Fri Jan 18, 2008 10:02am EST
VLADIKAVKAZ, Russia, Jan 18 (Reuters) - A Russian man who murdered a Swiss air traffic controller he blamed for the deaths of 71 people, including his family, landed a senior post in his native region on Friday months after his release from prison.

Vitaly Kaloyev stabbed to death air traffic controller Peter Nielsen, who was on duty the night in 2002 a jet carrying mostly Russian children crashed into a cargo plane in Swiss airspace. Kaloyev's wife and children were among those killed.

Kaloyev was greeted as a hero when he returned to Russia in November last year after serving two-thirds of a five years and three months sentence in a Swiss jail. Originally he was sentenced to eight years in prison.

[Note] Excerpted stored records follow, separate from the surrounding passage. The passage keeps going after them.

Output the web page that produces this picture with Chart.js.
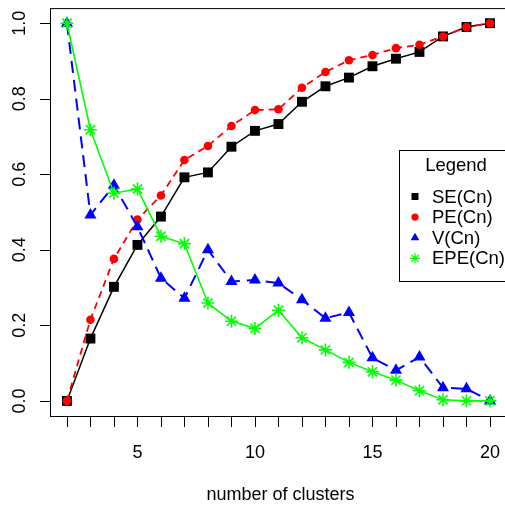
<!DOCTYPE html>
<html>
<head>
<meta charset="utf-8">
<script src="https://cdn.jsdelivr.net/npm/chart.js@4/dist/chart.umd.min.js"></script>
<style>
  html, body { margin: 0; padding: 0; background: #fff; overflow: hidden; }
  #wrap { position: absolute; left: 0; top: 0; width: 515px; height: 509px; }
</style>
</head>
<body>
<div id="wrap"><canvas id="c" width="515" height="509" style="width:515px;height:509px"></canvas></div>
<script>
// number of clusters on the x axis
const clusters = [2, 3, 4, 5, 6, 7, 8, 9, 10, 11, 12, 13, 14, 15, 16, 17, 18, 19, 20];
const seCn  = [0, 0.165, 0.302, 0.413, 0.488, 0.592, 0.605, 0.673, 0.715, 0.733, 0.792, 0.833, 0.856, 0.886, 0.906, 0.924, 0.965, 0.990, 1.0];
const peCn  = [0, 0.215, 0.376, 0.480, 0.544, 0.638, 0.675, 0.728, 0.770, 0.772, 0.829, 0.871, 0.902, 0.916, 0.934, 0.943, 0.965, 0.990, 1.0];
const vCn   = [1.0, 0.492, 0.571, 0.461, 0.325, 0.272, 0.400, 0.316, 0.320, 0.312, 0.268, 0.219, 0.234, 0.114, 0.081, 0.116, 0.035, 0.032, 0];
const epeCn = [1.0, 0.718, 0.550, 0.561, 0.436, 0.416, 0.259, 0.211, 0.192, 0.240, 0.167, 0.135, 0.102, 0.077, 0.055, 0.027, 0.003, 0, 0];

const xTicks = clusters;
const xLabels = [5, 10, 15, 20];
const yTicks = [0, 0.2, 0.4, 0.6, 0.8, 1.0];
const legendNames = ["SE(Cn)", "PE(Cn)", "V(Cn)", "EPE(Cn)"];

const FONT = '"Liberation Sans", Arial, Helvetica, sans-serif';

function toPoints(values) {
  return clusters.map((x, i) => ({ x: x, y: values[i] }));
}

// marker drawn by hand for the legend
function drawMarker(ctx, style, color, x, y) {
  ctx.save();
  ctx.fillStyle = color;
  ctx.strokeStyle = color;
  ctx.beginPath();
  if (style === "rect") {
    ctx.rect(x - 3.5, y - 3.5, 7, 7);
    ctx.fill();
  } else if (style === "circle") {
    ctx.arc(x, y, 3.6, 0, Math.PI * 2);
    ctx.fill();
  } else if (style === "triangle") {
    const r = 5;
    ctx.moveTo(x, y - r);
    ctx.lineTo(x + r * 0.866, y + r / 2);
    ctx.lineTo(x - r * 0.866, y + r / 2);
    ctx.closePath();
    ctx.fill();
  } else if (style === "star") {
    const r = 5;
    ctx.lineWidth = 1.2;
    for (let k = 0; k < 4; k++) {
      const a = k * Math.PI / 4;
      ctx.moveTo(x - Math.sin(a) * r, y - Math.cos(a) * r);
      ctx.lineTo(x + Math.sin(a) * r, y + Math.cos(a) * r);
    }
    ctx.stroke();
  }
  ctx.restore();
}

const axesPlugin = {
  id: "rAxes",
  afterDatasetsDraw(chart) {
    const ctx = chart.ctx;
    const area = chart.chartArea;
    const xs = chart.scales.x;
    const ys = chart.scales.y;
    ctx.save();
    ctx.strokeStyle = "#000";
    ctx.lineWidth = 1;
    ctx.strokeRect(area.left + 0.5, area.top + 0.5, area.right - area.left, area.bottom - area.top);

    // x ticks
    ctx.fillStyle = "#000";
    ctx.font = "18px " + FONT;
    ctx.textAlign = "center";
    ctx.textBaseline = "middle";
    xTicks.forEach(v => {
      const px = Math.round(xs.getPixelForValue(v)) + 0.5;
      ctx.beginPath();
      ctx.moveTo(px, area.bottom + 1);
      ctx.lineTo(px, area.bottom + 11);
      ctx.stroke();
    });
    xLabels.forEach(v => {
      ctx.fillText(String(v), xs.getPixelForValue(v), area.bottom + 37);
    });
    ctx.fillText("number of clusters", (xs.getPixelForValue(2) + xs.getPixelForValue(20)) / 2 + 2, area.bottom + 79);

    // y ticks, labels turned like R does
    yTicks.forEach(v => {
      const py = Math.round(ys.getPixelForValue(v)) + 0.5;
      ctx.beginPath();
      ctx.moveTo(area.left, py);
      ctx.lineTo(area.left - 10, py);
      ctx.stroke();
      ctx.save();
      ctx.translate(area.left - 30, ys.getPixelForValue(v));
      ctx.rotate(-Math.PI / 2);
      ctx.fillText(v.toFixed(1), 0, 0);
      ctx.restore();
    });

    // legend box
    const lx = 399, ly = 150, lw = 120, lh = 131;
    ctx.fillStyle = "#fff";
    ctx.fillRect(lx, ly, lw, lh);
    ctx.strokeRect(lx + 0.5, ly + 0.5, lw, lh);
    ctx.fillStyle = "#000";
    ctx.font = "18.5px " + FONT;
    ctx.textAlign = "center";
    ctx.fillText("Legend", 456, 166);
    ctx.textAlign = "left";
    chart.data.datasets.forEach((ds, i) => {
      const yy = 196.5 + i * 20.6;
      drawMarker(ctx, ds.pointStyle, ds.pointBackgroundColor === "transparent" ? ds.borderColor : ds.pointBackgroundColor, 415, yy);
      ctx.fillStyle = "#000";
      ctx.fillText(legendNames[i], 432, yy + 1);
    });
    ctx.restore();
  }
};

new Chart(document.getElementById("c"), {
  type: "line",
  data: {
    datasets: [
      {
        label: legendNames[0], data: toPoints(seCn), order: 4,
        borderColor: "#000", borderWidth: 1.5,
        pointStyle: "rect", pointRadius: 7, pointBackgroundColor: "#000", pointBorderColor: "#000", pointBorderWidth: 0
      },
      {
        label: legendNames[1], data: toPoints(peCn), order: 3,
        borderColor: "#ff0000", borderWidth: 1.8, borderDash: [7, 5],
        pointStyle: "circle", pointRadius: 4.3, pointBackgroundColor: "#ff0000", pointBorderColor: "#ff0000", pointBorderWidth: 0
      },
      {
        label: legendNames[2], data: toPoints(vCn), order: 2,
        borderColor: "#0000ff", borderWidth: 2, borderDash: [12, 7],
        pointStyle: "triangle", pointRadius: 7, pointBackgroundColor: "#0000ff", pointBorderColor: "#0000ff", pointBorderWidth: 0
      },
      {
        label: legendNames[3], data: toPoints(epeCn), order: 1,
        borderColor: "#00ff00", borderWidth: 1.6,
        pointStyle: "star", pointRadius: 6.5, pointBackgroundColor: "transparent", pointBorderColor: "#00ff00", pointBorderWidth: 1.6
      }
    ]
  },
  options: {
    responsive: false,
    animation: false,
    devicePixelRatio: 1,
    layout: { padding: { left: 50, top: 7, right: 4, bottom: 93 } },
    elements: { line: { tension: 0 } },
    plugins: { legend: { display: false }, tooltip: { enabled: false } },
    scales: {
      x: { type: "linear", display: false, min: 1.28, max: 20.72 },
      y: { type: "linear", display: false, min: -0.04, max: 1.04 }
    }
  },
  plugins: [axesPlugin]
});
</script>
</body>
</html>
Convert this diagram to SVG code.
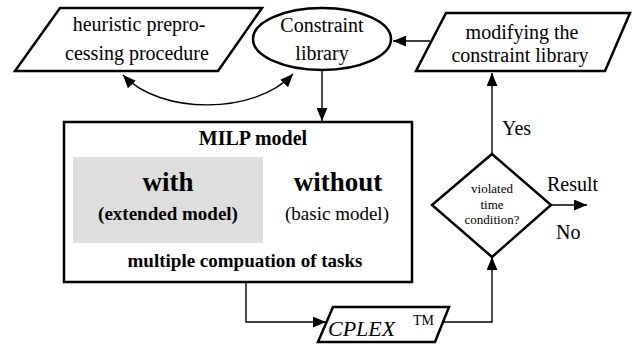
<svg xmlns="http://www.w3.org/2000/svg" width="632" height="344" viewBox="0 0 632 344">
  <defs>
    <marker id="arrowL" viewBox="0 0 12 10" refX="12" refY="5" markerWidth="13" markerHeight="11" markerUnits="userSpaceOnUse" orient="auto-start-reverse">
      <path d="M0,0 L12,5 L0,10 z" fill="#000"/>
    </marker>
  </defs>
  <style>
    .shape { fill: #fff; stroke: #000; stroke-width: 2.5; }
    .conn { fill: none; stroke: #000; stroke-width: 1.4; }
    text { font-family: "Times New Roman", Times, "Liberation Serif", Tinos, "Noto Serif", "DejaVu Serif", FreeSerif, serif; }
    .lbl { font-size: 20px; text-anchor: middle; }
    .b { font-weight: bold; }
  </style>
  <rect width="632" height="344" fill="#fff"/>

  <!-- connectors -->
  <g id="connectors">
    <path class="conn" d="M123,75 C160,115 255,115 293,74" marker-start="url(#arrowL)" marker-end="url(#arrowL)"/>
    <path class="conn" d="M430,41 L393,41" marker-end="url(#arrowL)"/>
    <path class="conn" d="M322,71 L322,121" marker-end="url(#arrowL)"/>
    <path class="conn" d="M492,154 L492,73" marker-end="url(#arrowL)"/>
    <path class="conn" d="M551,205 L587,205" marker-end="url(#arrowL)"/>
    <path class="conn" d="M246,282 L246,322 L326,322" marker-end="url(#arrowL)"/>
    <path class="conn" d="M442,322 L492,322 L492,257" marker-end="url(#arrowL)"/>
  </g>

  <!-- heuristic preprocessing -->
  <g id="heuristic">
    <polygon class="shape" points="60,8 262,8 218,71 15,71"/>
    <text class="lbl" x="139" y="31">heuristic prepro-</text>
    <text class="lbl" x="137" y="60">cessing procedure</text>
  </g>

  <!-- constraint library -->
  <g id="library">
    <ellipse class="shape" cx="322" cy="39" rx="69" ry="31"/>
    <text class="lbl" x="322" y="32">Constraint</text>
    <text class="lbl" x="322" y="60">library</text>
  </g>

  <!-- modifying the library -->
  <g id="modify">
    <polygon class="shape" points="446,13 630,13 605,71 416,71"/>
    <text class="lbl" x="522" y="39">modifying the</text>
    <text class="lbl" x="520" y="62">constraint library</text>
  </g>

  <!-- MILP model -->
  <g id="milp">
    <rect class="shape" x="64" y="122" width="348" height="160"/>
    <rect x="73" y="157" width="190" height="86" fill="#dedede"/>
    <text class="lbl b" x="253" y="145">MILP model</text>
    <text class="lbl b" x="168" y="191" style="font-size:27px">with</text>
    <text class="lbl b" x="168" y="220" style="font-size:19px">(extended model)</text>
    <text class="lbl b" x="338" y="191" style="font-size:27px">without</text>
    <text class="lbl" x="337" y="220" style="font-size:19px">(basic model)</text>
    <text class="lbl b" x="245" y="267" style="font-size:19px">multiple compuation of tasks</text>
  </g>

  <!-- decision -->
  <g id="decision">
    <polygon class="shape" points="492,154 551,205 492,257 432,205"/>
    <text class="lbl" x="492" y="193" style="font-size:13px">violated</text>
    <text class="lbl" x="492" y="209" style="font-size:13px">time</text>
    <text class="lbl" x="492" y="224" style="font-size:13px">condition?</text>
  </g>

  <!-- CPLEX -->
  <g id="cplex">
    <polygon class="shape" points="333,307 449,307 435,342 318,342"/>
    <text x="328" y="336" font-size="22" font-style="italic">CPLEX</text>
    <text x="413" y="325" font-size="14">TM</text>
  </g>

  <!-- edge labels -->
  <g id="labels">
    <text x="502" y="135" font-size="20">Yes</text>
    <text x="547" y="191" font-size="20">Result</text>
    <text x="556" y="239" font-size="20">No</text>
  </g>
</svg>
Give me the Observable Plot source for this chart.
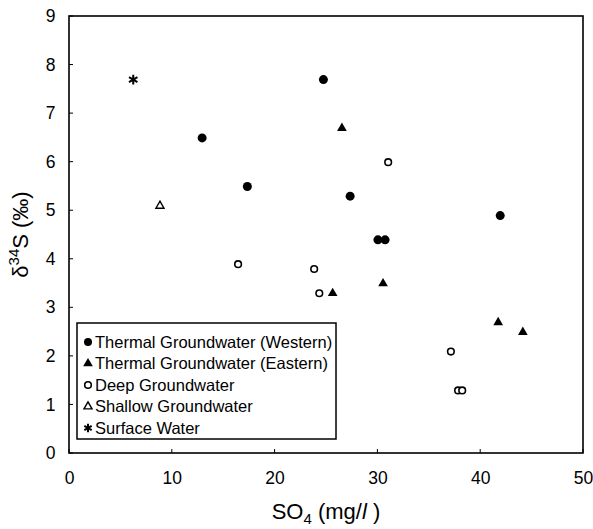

An engineer by training, Kaloyev will now be working as deputy construction minister in the North Ossetia region in southern Russia.

"He is a highly qualified specialist," North Ossetia's Construction Minister Yevgeny Rodionov said after Kaloyev attended his first government meeting in Vladikavkaz, North Ossetia's capital.

"He did not agree straight away (to take the job). I spoke to him about it a month ago. He hesitated about it and today he agreed," Rodionov told reporters.

A Swiss court last year found four air traffic control managers guilty of manslaughter over the accident in which Kaloyev's family perished, giving three of them 12-month suspended sentences each and fining the fourth.

When the two planes collided mid-air in 2002, both the main and backup telephone were out of order, radar software displaying flight coordinates was in a restricted mode and Nielsen's only colleague was on a coffee break.

One of the judges in Kaloyev's trial told the media that the Russian did not come to Switzerland intending to kill Nielsen but had lost control of himself when the man refused to offer apologies after Kaloyev had shown him pictures of his children.